1 Reply Latest reply on May 31, 2016 5:41 AM by Steve Grisetti

    Can someone explain how to insert a simple audio crossfade across two clips?

    PolarBear74

      I am using Premiere Elements 11 and 12 on both Windows 10 and Windows 7 (both versions on both OS versions).  I purchased Premiere Elements a few years ago to edit family video.  I purchased the "classroom in a book" for PE12.  I continue to struggle with audio transitions and how they are designed to work.  The book devotes an entire nine sentences to audio transitions, most of which tell the reader they work like video transitions.  Audio transition configuration does not work like video transition configuration.
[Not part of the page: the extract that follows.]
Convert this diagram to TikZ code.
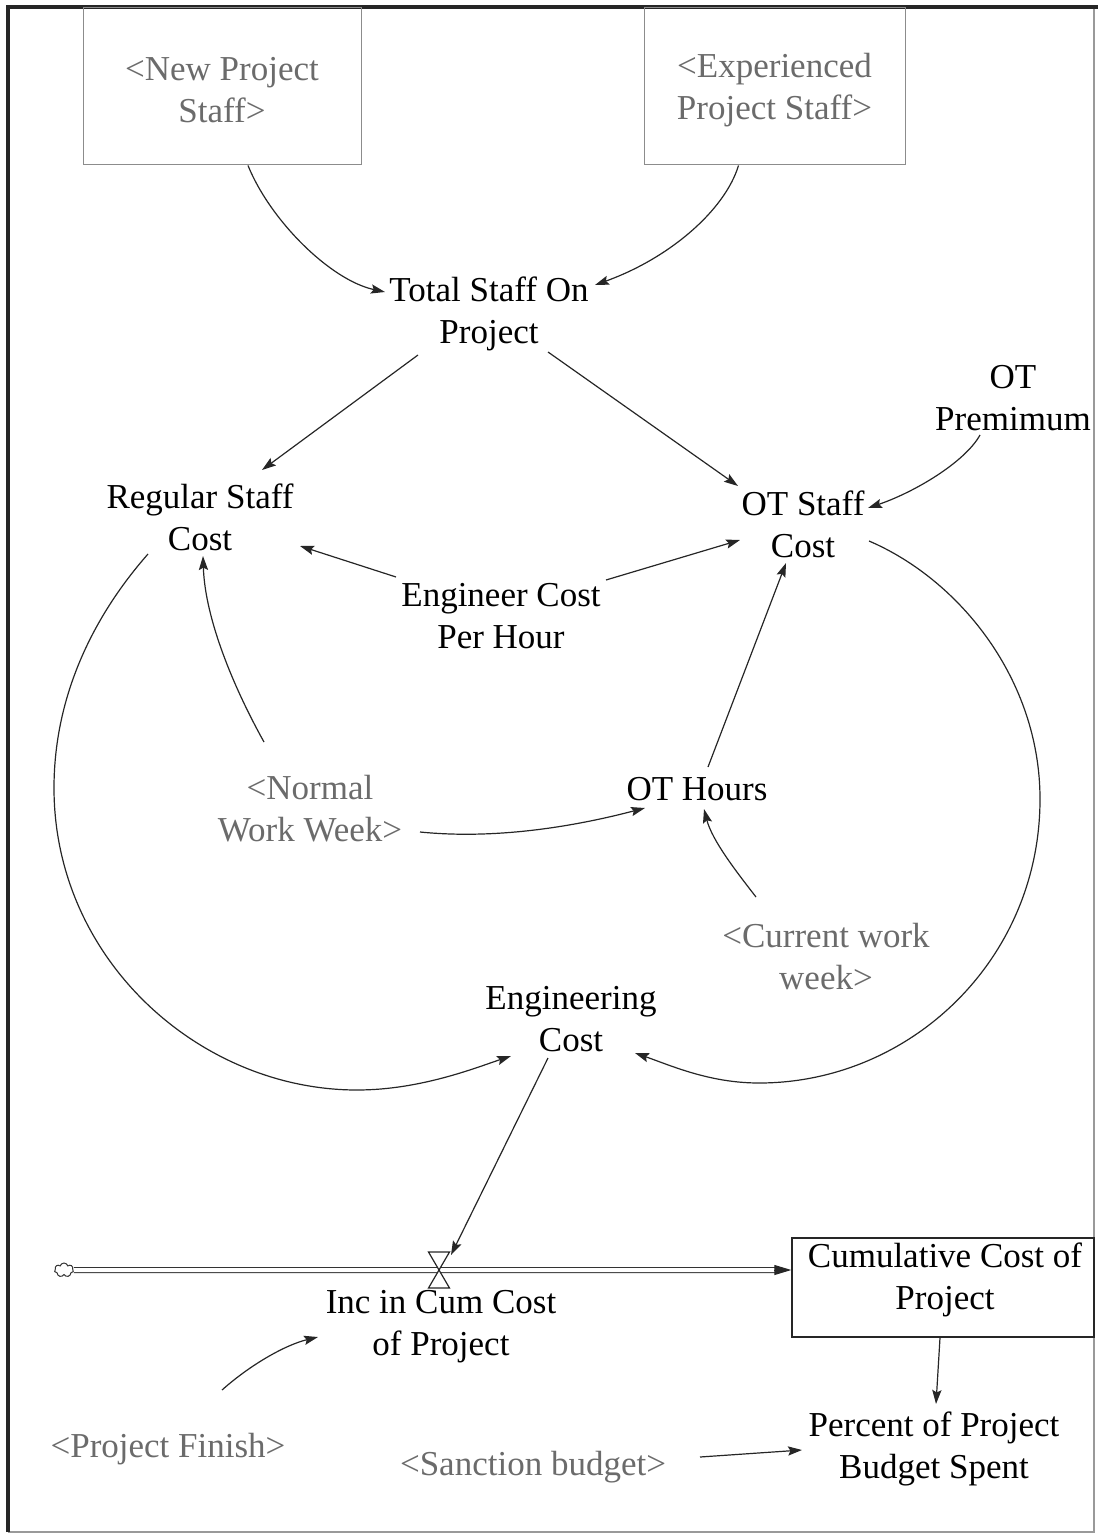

      For example, I have two clips.  I apply an iris video transition lasting 2 seconds between the clips.  I want to add an accompanying audio crossfade, and my frustrations begin.  First, I am presented with the vague "constant gain" vs "constant power" thing, which has been much discussed in this and other video editing forums.  I'll leave that for another post.  Now I click on either of these transitions and drag to the point between the two clips, but my cursor either puts the transition totally on the first clip or totally on the second, no way to drop it between clips.  Then I double-click the transition to manually edit its properties.  Whoops, I can change the duration, but the controls to place the transition, left clip, between clips, or right clip, are grayed-out (as in disabled).  Putting the transition on the left side or the right side is unsatisfactory, with the first clip ending abruptly or the second clip starting abruptly (soundwise).  So this means I have to drag two audio transitions onto the timeline for every video transition I apply.  OR, I just don't understand how to use the feature.  I'm hoping this is the case and someone will enlighten me, because I have 25 or 40 of these transitions in the average 60-minute family video.  I have a lot 60-minute videos to create.

      Please help!

        • 1. Re: Can someone explain how to insert a simple audio crossfade across two clips?
          Steve Grisetti Adobe Community Professional

          Hey, you should have bought my book, "The Muvipix Guide to Premiere Elements 12"!

           

          From your question, it sounds like by Crossfade, you mean audio crossfade and not video crossfade, right? They're very different effects.

           

          The position that the transition lands on the clips is based where the program judges them best to fit.

           

          As I show you in my book, every transition -- video or audio -- needs a little extra footage beyond the end of the clip in order to create the transition. In other words, in a one-second transition, you need half a second more of the first clip and half a second more of the second clip in order to create the transitional segment for when both clips appear on-screen or are transitioning from one to another. If you are at the very end of the first clip and the very beginning of the second clip, the program has to create the extra frames by adding a still image to fill in for the footage that has not been providing.

           

          If one clip is trimmed back but the other is not, the program will move the transition over one clip or the other to take advantage of the fact that one clip has extra footage to create the transition. (The illustration in my book makes it clearer than my description.)

           

          In short, if you want to control where the transition falls, you need to trim back half a second or so off the end of the first clip and half a second or so off the beginning of the second. (This is not unique to Premiere Elements, by the way. It's how all video editors work.) Then you can manually set where the transition falls.

           

          BTW, as I also explain in the book, the difference between Constant Gain and Constant Power is negligible. Most people can't hear the difference. Though most audiofiles consider Constant Power to create a more natural transition.